═══ Source material ═══

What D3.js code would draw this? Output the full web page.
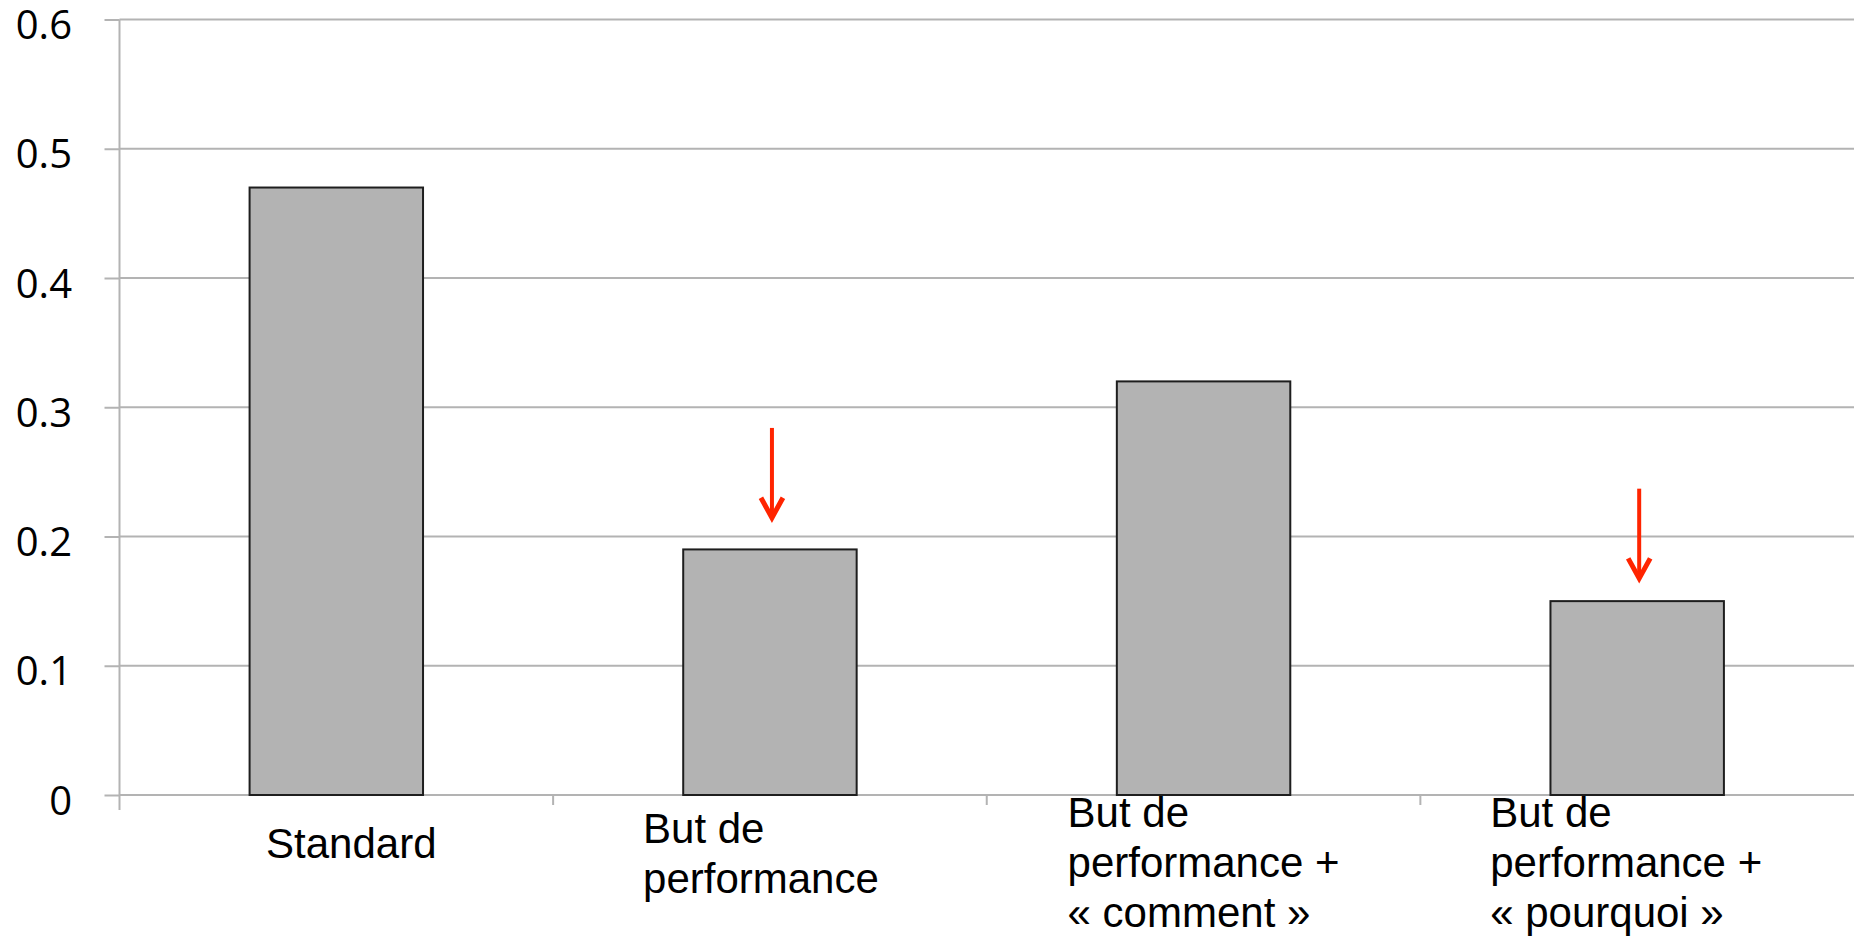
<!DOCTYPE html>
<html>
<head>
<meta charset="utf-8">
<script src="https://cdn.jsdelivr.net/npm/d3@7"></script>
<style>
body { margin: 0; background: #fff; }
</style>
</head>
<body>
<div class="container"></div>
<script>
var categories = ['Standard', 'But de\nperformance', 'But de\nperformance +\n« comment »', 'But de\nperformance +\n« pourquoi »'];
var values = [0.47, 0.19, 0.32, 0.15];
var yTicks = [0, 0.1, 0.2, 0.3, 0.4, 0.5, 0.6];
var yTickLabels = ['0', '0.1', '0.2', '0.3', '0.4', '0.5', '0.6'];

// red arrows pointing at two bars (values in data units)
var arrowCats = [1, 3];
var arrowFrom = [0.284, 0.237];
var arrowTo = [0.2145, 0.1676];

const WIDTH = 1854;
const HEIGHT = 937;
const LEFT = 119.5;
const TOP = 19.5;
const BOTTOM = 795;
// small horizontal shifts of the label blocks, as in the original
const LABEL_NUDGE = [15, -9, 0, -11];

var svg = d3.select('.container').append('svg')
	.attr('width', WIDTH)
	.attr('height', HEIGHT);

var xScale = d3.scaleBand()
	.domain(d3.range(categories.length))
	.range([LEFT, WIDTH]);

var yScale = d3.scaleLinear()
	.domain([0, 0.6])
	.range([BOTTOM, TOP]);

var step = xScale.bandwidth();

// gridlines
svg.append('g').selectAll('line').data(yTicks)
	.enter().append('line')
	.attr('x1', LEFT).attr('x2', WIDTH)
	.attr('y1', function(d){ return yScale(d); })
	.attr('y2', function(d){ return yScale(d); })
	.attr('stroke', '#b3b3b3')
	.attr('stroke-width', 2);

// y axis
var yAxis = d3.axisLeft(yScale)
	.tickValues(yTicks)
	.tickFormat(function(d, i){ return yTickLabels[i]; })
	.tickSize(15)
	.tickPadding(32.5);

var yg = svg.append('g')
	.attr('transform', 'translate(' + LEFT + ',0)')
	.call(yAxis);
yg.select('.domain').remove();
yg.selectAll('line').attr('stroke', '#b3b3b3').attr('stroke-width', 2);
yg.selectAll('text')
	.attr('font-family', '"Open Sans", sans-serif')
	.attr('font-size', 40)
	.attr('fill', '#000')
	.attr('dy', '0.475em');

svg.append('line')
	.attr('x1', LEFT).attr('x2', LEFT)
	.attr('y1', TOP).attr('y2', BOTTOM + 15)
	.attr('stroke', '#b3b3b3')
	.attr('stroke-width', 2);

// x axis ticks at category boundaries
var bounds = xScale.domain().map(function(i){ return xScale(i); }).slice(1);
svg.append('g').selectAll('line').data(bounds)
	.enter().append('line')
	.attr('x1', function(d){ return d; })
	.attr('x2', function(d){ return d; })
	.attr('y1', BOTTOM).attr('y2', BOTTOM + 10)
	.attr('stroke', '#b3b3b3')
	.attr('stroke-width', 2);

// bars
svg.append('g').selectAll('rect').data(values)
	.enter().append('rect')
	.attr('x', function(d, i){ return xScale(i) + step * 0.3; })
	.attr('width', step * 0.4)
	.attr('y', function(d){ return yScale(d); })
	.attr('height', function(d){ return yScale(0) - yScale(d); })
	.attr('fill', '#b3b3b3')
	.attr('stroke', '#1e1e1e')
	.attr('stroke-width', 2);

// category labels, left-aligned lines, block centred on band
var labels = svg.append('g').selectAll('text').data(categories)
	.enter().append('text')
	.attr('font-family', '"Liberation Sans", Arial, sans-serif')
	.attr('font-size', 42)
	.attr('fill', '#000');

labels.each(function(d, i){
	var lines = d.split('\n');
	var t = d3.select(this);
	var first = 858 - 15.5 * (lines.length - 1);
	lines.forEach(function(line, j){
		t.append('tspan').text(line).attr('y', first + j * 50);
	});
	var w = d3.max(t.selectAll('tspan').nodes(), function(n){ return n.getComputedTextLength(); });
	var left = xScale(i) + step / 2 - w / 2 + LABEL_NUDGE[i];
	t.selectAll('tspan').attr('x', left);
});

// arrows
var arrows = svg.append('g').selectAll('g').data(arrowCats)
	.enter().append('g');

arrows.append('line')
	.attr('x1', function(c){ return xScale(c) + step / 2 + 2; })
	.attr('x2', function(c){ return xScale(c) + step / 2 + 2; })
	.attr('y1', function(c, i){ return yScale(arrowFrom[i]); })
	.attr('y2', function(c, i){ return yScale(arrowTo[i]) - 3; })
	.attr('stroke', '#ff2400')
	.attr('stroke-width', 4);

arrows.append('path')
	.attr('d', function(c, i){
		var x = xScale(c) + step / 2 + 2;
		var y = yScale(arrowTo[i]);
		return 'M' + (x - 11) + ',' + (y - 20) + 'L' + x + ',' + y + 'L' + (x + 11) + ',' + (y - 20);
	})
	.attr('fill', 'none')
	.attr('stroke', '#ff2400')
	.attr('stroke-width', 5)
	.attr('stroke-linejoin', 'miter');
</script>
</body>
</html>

═══

> **Directions for this task**
Give back exactly the lines from the first line of the data through the line with "['0', '0.1', '0.2', '0.3', '0.4', '0.5', '0.6'];", pictures excluded.

> **Result of the exercise**
What D3.js code would draw this? Output the full web page.
<!DOCTYPE html>
<html>
<head>
<meta charset="utf-8">
<script src="https://cdn.jsdelivr.net/npm/d3@7"></script>
<style>
body { margin: 0; background: #fff; }
</style>
</head>
<body>
<div class="container"></div>
<script>
var categories = ['Standard', 'But de\nperformance', 'But de\nperformance +\n« comment »', 'But de\nperformance +\n« pourquoi »'];
var values = [0.47, 0.19, 0.32, 0.15];
var yTicks = [0, 0.1, 0.2, 0.3, 0.4, 0.5, 0.6];
var yTickLabels = ['0', '0.1', '0.2', '0.3', '0.4', '0.5', '0.6'];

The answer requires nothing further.